More than any of that, though, it’s the promises that never seem to be kept, year after year — of jobs, of affordable college, of renewal in abandoned towns. For decades now, since the onset of globalization and technological upheaval, politicians have been telling people they’ve got this or that plan to reverse the decline. They don’t.

According to the latest data from the indispensable Pew Research Center, about 55 percent of Americans are frustrated with the federal government, and only 20 percent say they trust the government to do what’s right most or all of the time. The partisan divides here shift from year to year, but the pervasive sentiment is remarkably constant.

This, at least among a lot of independent and less ideological voters, is what Trump tapped into last year with his silly red hat. Sure, he mouthed a lot of platitudes about setting Wall Street straight (and then hired the top echelon of Goldman Sachs to work in his White House). But it was his indictment of government generally — and the establishments of both parties — that ultimately washed away the Clintonian argument for faith in the governing class.

What this means is that populism as a purely economic proposition — the people versus their corporate overlords — is too limiting a construct in modern politics. Any winning populist critique probably has to extend to the failures of the federal bureaucracy, too.

Democrats don’t like to hear this. They represent the party of government, and they fear that if they acknowledge its flaws or anachronisms, they will essentially be validating the conservative argument.

But that’s not right, and it’s self-defeating.
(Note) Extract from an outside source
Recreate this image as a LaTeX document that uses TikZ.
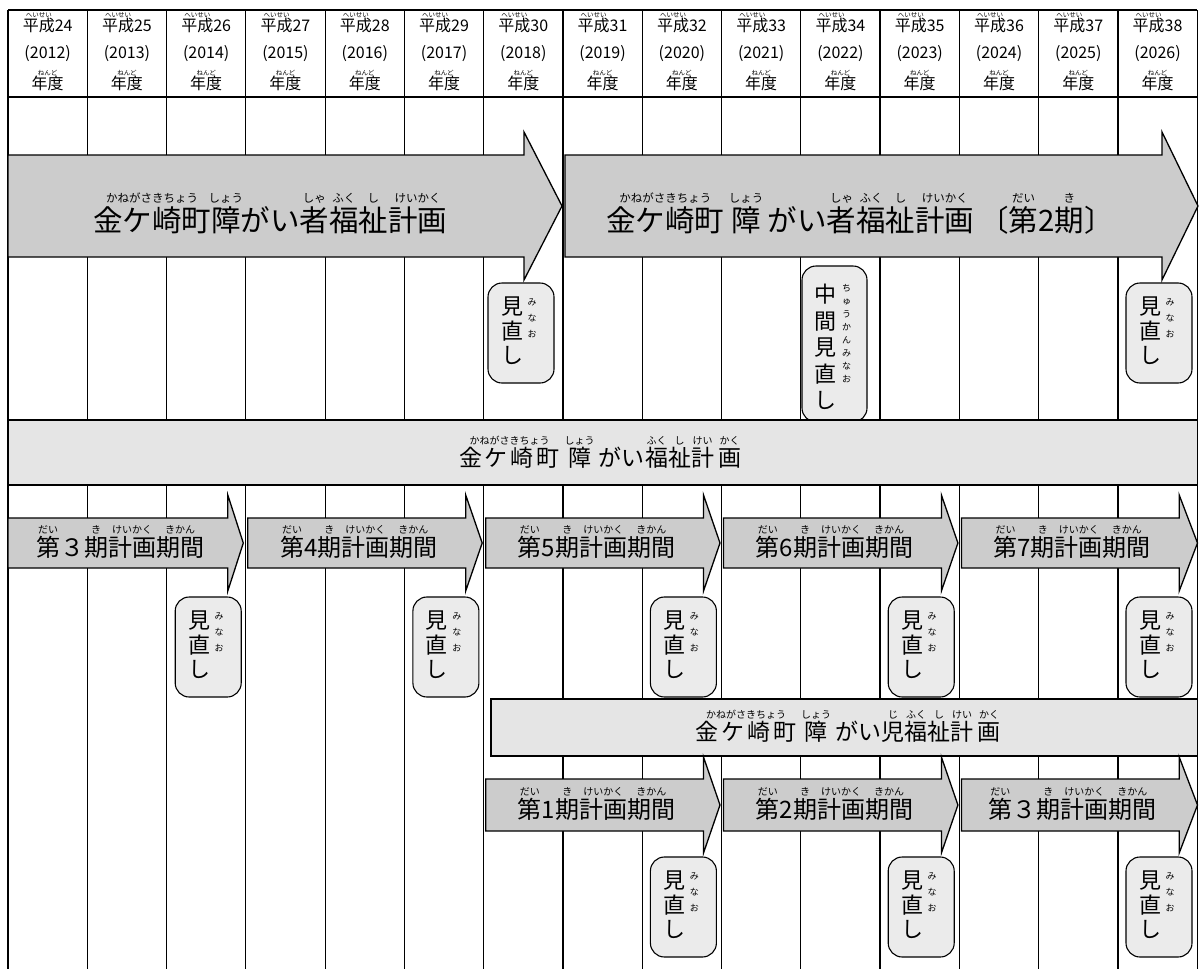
\documentclass[tikz,border=0pt]{standalone}
\usepackage{fontspec}
\setmainfont{Noto Sans CJK JP}
\newcommand\rubyfont{\fontsize{10}{10}\selectfont}
\newcommand\rubyraise{0.95em}
\newcommand\rb[2]{\setbox0\hbox{#1}\setbox2\hbox{\rubyfont #2}\hbox to \wd0{\hss\raise\rubyraise\box2\relax\hss}\kern-\wd0\box0\relax}
\tikzset{
 gridline/.style={line width=1.2pt},
 arr/.style={draw, line width=1.3pt, fill=black!20, line join=miter},
 banner/.style={draw, line width=1.2pt, fill=black!10},
 revbox/.style={draw, line width=1.1pt, fill=black!8, rounded corners=14pt, inner sep=0pt},
 hdr/.style={font={\fontsize{16}{16}\selectfont\def\rubyfont{\fontsize{6.5}{7}\selectfont}\def\rubyraise{0.85em}}, anchor=base, inner sep=0pt},
 bigtxt/.style={font={\fontsize{29.5}{30}\selectfont\def\rubyfont{\fontsize{11.5}{12}\selectfont}}, anchor=base, inner sep=0pt},
 midtxt/.style={font={\fontsize{23}{24}\selectfont\def\rubyfont{\fontsize{10}{10}\selectfont}}, anchor=base, inner sep=0pt},
 pertxt/.style={font={\fontsize{24}{25}\selectfont\def\rubyfont{\fontsize{10}{10}\selectfont}}, anchor=base, inner sep=0pt},
 vmain/.style={font=\fontsize{22}{24.5}\selectfont, align=center, inner sep=0pt},
 vruby/.style={font=\fontsize{9}{16}\selectfont, align=center, inner sep=0pt},
 vmainb/.style={font=\fontsize{22}{26.5}\selectfont, align=center, inner sep=0pt},
 vrubyb/.style={font=\fontsize{9}{13}\selectfont, align=center, inner sep=0pt},
}
\newcommand\blockarrow[7]{\path[arr] (#1,#4) -- (#2,#4) -- (#2,#6) -- (#3,{(#6+#7)/2}) -- (#2,#7) -- (#2,#5) -- (#1,#5) -- cycle;}
\newcommand\review[3]{%
 \node[revbox, minimum width=66pt, minimum height=100pt] (#1) at (#2,#3) {};
 \node[vmain] (#1m) at ([xshift=-9pt,yshift=2pt]#1.center) {見\\直\\し};
 \node[vruby] (#1r) at ([xshift=11pt,yshift=14.5pt]#1.center) {み\\な\\お};
}
\newcommand\periodtext[1]{\rb{第}{だい}#1\rb{期}{き}\rb{計画}{けいかく}\rb{期間}{きかん}}
\begin{document}
\begin{tikzpicture}[x=1pt,y=-1pt]
\useasboundingbox (0,0) rectangle (1199,969);
\fill[white] (0,0) rectangle (1199,969);
% grid
\foreach \i in {0,...,15} \draw[gridline] ({8+79.28*\i},10) -- ({8+79.28*\i},969);
\draw[gridline] (8,10) -- (1197.2,10);
\draw[gridline] (8,97) -- (1197.2,97);
% header
\foreach \i/\h/\yr in {0/24/2012,1/25/2013,2/26/2014,3/27/2015,4/28/2016,5/29/2017,6/30/2018,7/31/2019,8/32/2020,9/33/2021,10/34/2022,11/35/2023,12/36/2024,13/37/2025,14/38/2026}{
 \node[hdr] (ha\i) at ({8+79.28*(\i+0.5)},31) {\rb{平成}{へいせい}\h};
 \node[hdr] (hb\i) at ({8+79.28*(\i+0.5)},58) {(\yr)};
 \node[hdr] (hc\i) at ({8+79.28*(\i+0.5)},89) {\rb{年度}{ねんど}};
}
% top arrows
\blockarrow{8}{524}{562}{155}{257}{132}{280}
\blockarrow{565}{1162}{1198}{155}{257}{132}{280}
\node[bigtxt] (ta1) at (270,231) {\rb{金ケ崎町}{かねがさきちょう}\rb{障}{しょう}がい\rb{者}{しゃ}\rb{福}{ふく}\rb{祉}{し}\rb{計画}{けいかく}};
\node[bigtxt] (ta2) at (860,231) {\rb{金ケ崎町}{かねがさきちょう}\kern7pt\rb{障}{しょう}\kern7ptがい\rb{者}{しゃ}\rb{福}{ふく}\rb{祉}{し}\rb{計画}{けいかく}\kern5pt〔\rb{第}{だい}2\rb{期}{き}〕};
% top reviews
\review{ra}{521}{333}
\review{rb}{1159}{333}
\node[revbox, minimum width=65pt, minimum height=156pt] (mid) at (834.5,344) {};
\node[vmainb] (midm) at ([xshift=-9.5pt,yshift=-3pt]mid.center) {中\\間\\見\\直\\し};
\node[vrubyb] (midr) at ([xshift=12pt,yshift=10pt]mid.center) {ち\\ゅ\\う\\か\\ん\\み\\な\\お};
% middle banner
\path[banner] (8,420) rectangle (1197.2,485);
\node[midtxt] (bt1) at (600,466) {\rb{金\kern3ptケ\kern3pt崎\kern3pt町}{かねがさきちょう}\kern8pt\rb{障}{しょう}\kern8ptがい\rb{福}{ふく}\rb{祉}{し}\rb{計}{けい}\kern4pt\rb{画}{かく}};
% row 2 arrows
\blockarrow{8}{227.8}{243.3}{518}{568}{495}{591}
\blockarrow{247.8}{465.7}{482.2}{518}{568}{495}{591}
\blockarrow{485.7}{703.5}{720}{518}{568}{495}{591}
\blockarrow{723.5}{941.4}{957.9}{518}{568}{495}{591}
\blockarrow{961.4}{1179.2}{1197.5}{518}{568}{495}{591}
\node[pertxt] (p1) at (120,556) {\periodtext{３}};
\node[pertxt] (p2) at (358.8,556) {\periodtext{4}};
\node[pertxt] (p3) at (596.6,556) {\periodtext{5}};
\node[pertxt] (p4) at (834.5,556) {\periodtext{6}};
\node[pertxt] (p5) at (1072.3,556) {\periodtext{7}};
\review{rc}{208.2}{647}
\review{rd}{445.9}{647}
\review{re}{683.4}{647}
\review{rf}{921.2}{647}
\review{rg}{1159}{647}
% lower banner
\path[banner] (491,699) rectangle (1197.2,756);
\node[midtxt] (bt2) at (848,740) {\rb{金\kern3ptケ\kern3pt崎\kern3pt町}{かねがさきちょう}\kern8pt\rb{障}{しょう}\kern8ptがい\rb{児}{じ}\rb{福}{ふく}\rb{祉}{し}\rb{計}{けい}\kern4pt\rb{画}{かく}};
% row 3 arrows
\blockarrow{485.7}{703.5}{720}{779}{831}{757}{853}
\blockarrow{723.5}{941.4}{957.9}{779}{831}{757}{853}
\blockarrow{961.4}{1179.2}{1197.5}{779}{831}{757}{853}
\node[pertxt] (q1) at (596.6,818) {\periodtext{1}};
\node[pertxt] (q2) at (834.5,818) {\periodtext{2}};
\node[pertxt] (q3) at (1072.3,818) {\periodtext{３}};
\review{rh}{683.4}{907}
\review{ri}{921.2}{907}
\review{rj}{1159}{907}
\end{tikzpicture}
\end{document}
You can be pro-government and still make the case for fundamental reform and modernization, as Gary Hart and Bill Clinton once did. That’s just admitting reality.

What does the “Better Deal” have to say about this?

Among the precious few new policy ideas Democrats now propose is the creation of yet more government agencies to rein in corporate excess and unfair trade. Praising this proposal in The Nation, the liberal writer David Dayen noted that “building new agencies with targeted missions was a hallmark of the New Deal.”

Right. Except this isn’t 1933. We have all the agencies we can handle now, and we don’t trust them a whole lot to begin with.

A party that believes more government will solve everything can’t really call itself populist in any modern sense of the word. It’s more just anti-business and anti-Trump.

I’d be surprised if most Americans — or at least the ones you need to win back majorities — consider that much of a deal at all.